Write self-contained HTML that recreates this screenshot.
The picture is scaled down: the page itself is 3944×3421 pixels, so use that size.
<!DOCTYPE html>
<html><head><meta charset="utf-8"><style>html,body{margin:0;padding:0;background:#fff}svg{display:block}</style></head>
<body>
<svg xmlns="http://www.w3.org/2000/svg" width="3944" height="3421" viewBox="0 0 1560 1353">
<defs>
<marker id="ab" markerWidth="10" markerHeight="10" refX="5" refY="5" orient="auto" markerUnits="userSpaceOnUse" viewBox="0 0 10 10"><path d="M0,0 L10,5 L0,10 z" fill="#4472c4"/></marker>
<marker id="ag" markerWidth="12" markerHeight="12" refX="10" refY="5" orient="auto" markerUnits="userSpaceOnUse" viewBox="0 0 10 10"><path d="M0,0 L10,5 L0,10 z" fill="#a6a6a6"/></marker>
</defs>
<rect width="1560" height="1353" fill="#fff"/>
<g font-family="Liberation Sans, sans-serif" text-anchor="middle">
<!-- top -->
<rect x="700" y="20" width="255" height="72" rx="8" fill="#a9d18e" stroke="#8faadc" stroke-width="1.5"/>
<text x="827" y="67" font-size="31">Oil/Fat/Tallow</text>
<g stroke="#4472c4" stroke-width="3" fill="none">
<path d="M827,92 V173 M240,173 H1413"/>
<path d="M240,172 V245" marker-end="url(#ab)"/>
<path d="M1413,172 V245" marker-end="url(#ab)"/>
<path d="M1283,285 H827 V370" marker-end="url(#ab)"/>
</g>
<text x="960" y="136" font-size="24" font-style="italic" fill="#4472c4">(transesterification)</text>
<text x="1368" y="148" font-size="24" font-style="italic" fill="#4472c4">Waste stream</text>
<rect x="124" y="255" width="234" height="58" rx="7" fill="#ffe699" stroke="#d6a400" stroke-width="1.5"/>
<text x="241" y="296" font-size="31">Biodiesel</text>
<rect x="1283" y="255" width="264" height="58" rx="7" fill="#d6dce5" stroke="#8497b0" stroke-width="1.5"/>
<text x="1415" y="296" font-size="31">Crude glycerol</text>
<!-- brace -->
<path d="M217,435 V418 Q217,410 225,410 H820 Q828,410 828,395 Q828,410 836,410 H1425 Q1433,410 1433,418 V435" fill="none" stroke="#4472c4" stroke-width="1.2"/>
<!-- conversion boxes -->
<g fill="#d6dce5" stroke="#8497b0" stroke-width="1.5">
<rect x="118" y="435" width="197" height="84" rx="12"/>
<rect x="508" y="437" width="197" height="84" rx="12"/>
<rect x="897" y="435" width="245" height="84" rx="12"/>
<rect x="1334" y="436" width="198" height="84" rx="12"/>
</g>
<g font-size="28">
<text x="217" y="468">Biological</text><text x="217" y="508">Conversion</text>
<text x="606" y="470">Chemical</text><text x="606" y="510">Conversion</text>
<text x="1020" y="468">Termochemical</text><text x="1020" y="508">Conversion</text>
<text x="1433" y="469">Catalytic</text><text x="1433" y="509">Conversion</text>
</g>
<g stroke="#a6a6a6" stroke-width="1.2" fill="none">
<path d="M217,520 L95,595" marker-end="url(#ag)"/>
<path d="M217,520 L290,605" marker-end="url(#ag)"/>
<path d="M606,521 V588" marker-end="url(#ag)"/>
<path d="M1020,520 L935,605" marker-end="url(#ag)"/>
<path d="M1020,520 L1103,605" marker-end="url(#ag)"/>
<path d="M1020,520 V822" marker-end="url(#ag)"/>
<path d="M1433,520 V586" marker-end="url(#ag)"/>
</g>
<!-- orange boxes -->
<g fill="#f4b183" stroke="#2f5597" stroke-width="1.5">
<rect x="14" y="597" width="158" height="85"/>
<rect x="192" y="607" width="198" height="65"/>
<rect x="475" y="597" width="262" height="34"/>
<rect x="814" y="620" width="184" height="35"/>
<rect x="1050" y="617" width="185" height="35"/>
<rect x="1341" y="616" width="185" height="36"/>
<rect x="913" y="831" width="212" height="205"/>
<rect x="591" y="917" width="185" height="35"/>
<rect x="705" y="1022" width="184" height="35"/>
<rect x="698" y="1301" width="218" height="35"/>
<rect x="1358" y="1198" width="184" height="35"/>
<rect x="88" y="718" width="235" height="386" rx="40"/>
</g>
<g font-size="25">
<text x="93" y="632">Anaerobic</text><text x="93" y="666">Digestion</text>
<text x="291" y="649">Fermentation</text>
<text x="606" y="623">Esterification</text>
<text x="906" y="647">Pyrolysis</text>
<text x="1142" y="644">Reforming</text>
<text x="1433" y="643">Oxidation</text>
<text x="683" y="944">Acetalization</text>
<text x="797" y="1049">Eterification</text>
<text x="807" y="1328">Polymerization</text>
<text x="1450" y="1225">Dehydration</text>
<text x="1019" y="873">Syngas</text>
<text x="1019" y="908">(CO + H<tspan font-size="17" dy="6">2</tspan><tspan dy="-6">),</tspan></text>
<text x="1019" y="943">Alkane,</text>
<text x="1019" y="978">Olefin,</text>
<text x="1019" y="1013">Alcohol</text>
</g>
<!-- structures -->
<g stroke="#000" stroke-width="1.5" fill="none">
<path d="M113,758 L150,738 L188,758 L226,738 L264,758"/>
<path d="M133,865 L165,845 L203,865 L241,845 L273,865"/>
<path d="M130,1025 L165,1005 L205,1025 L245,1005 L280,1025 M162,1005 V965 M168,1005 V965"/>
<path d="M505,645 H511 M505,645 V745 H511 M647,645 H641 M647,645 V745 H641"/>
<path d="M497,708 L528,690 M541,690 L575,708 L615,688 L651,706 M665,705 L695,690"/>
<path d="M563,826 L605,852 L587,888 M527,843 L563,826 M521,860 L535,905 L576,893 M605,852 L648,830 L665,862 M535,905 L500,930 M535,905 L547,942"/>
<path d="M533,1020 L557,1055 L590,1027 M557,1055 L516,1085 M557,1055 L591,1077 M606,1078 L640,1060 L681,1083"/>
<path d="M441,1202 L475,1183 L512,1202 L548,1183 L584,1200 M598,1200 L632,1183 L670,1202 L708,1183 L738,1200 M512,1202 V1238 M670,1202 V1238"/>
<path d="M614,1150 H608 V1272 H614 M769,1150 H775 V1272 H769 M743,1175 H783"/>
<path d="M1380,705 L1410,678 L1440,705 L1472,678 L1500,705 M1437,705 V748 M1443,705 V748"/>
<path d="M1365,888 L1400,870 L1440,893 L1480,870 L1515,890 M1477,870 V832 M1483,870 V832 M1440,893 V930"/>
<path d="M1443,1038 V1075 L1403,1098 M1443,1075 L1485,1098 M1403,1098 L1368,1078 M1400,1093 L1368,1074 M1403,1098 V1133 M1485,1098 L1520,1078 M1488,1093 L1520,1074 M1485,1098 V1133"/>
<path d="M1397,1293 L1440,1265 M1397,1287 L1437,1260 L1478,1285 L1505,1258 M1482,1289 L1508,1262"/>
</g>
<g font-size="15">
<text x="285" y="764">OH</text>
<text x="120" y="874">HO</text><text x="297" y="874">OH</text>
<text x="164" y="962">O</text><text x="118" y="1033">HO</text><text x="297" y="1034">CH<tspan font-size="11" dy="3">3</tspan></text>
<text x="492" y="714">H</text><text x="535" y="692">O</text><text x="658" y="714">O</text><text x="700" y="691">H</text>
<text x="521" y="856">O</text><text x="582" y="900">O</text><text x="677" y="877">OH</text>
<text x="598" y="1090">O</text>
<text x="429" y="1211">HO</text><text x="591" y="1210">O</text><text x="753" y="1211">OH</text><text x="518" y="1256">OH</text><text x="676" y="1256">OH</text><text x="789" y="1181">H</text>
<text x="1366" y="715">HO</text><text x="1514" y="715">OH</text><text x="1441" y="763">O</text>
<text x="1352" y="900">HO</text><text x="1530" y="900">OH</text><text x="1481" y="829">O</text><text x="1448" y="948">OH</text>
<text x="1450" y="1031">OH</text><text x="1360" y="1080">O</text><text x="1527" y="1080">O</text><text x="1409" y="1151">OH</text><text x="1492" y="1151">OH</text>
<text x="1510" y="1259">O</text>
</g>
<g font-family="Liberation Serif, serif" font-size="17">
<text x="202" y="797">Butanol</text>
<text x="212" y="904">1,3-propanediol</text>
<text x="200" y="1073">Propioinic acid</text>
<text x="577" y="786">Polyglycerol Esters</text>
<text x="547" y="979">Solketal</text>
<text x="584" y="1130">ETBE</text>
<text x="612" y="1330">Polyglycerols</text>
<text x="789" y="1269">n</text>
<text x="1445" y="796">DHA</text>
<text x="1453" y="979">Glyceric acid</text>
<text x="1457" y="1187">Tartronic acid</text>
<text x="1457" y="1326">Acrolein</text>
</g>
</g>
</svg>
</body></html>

....

WORK TO DO: Whichever lines contain the string "that", select and copy them.

COMPLETE RESPONSE:
Write self-contained HTML that recreates this screenshot.
The picture is scaled down: the page itself is 3944×3421 pixels, so use that size.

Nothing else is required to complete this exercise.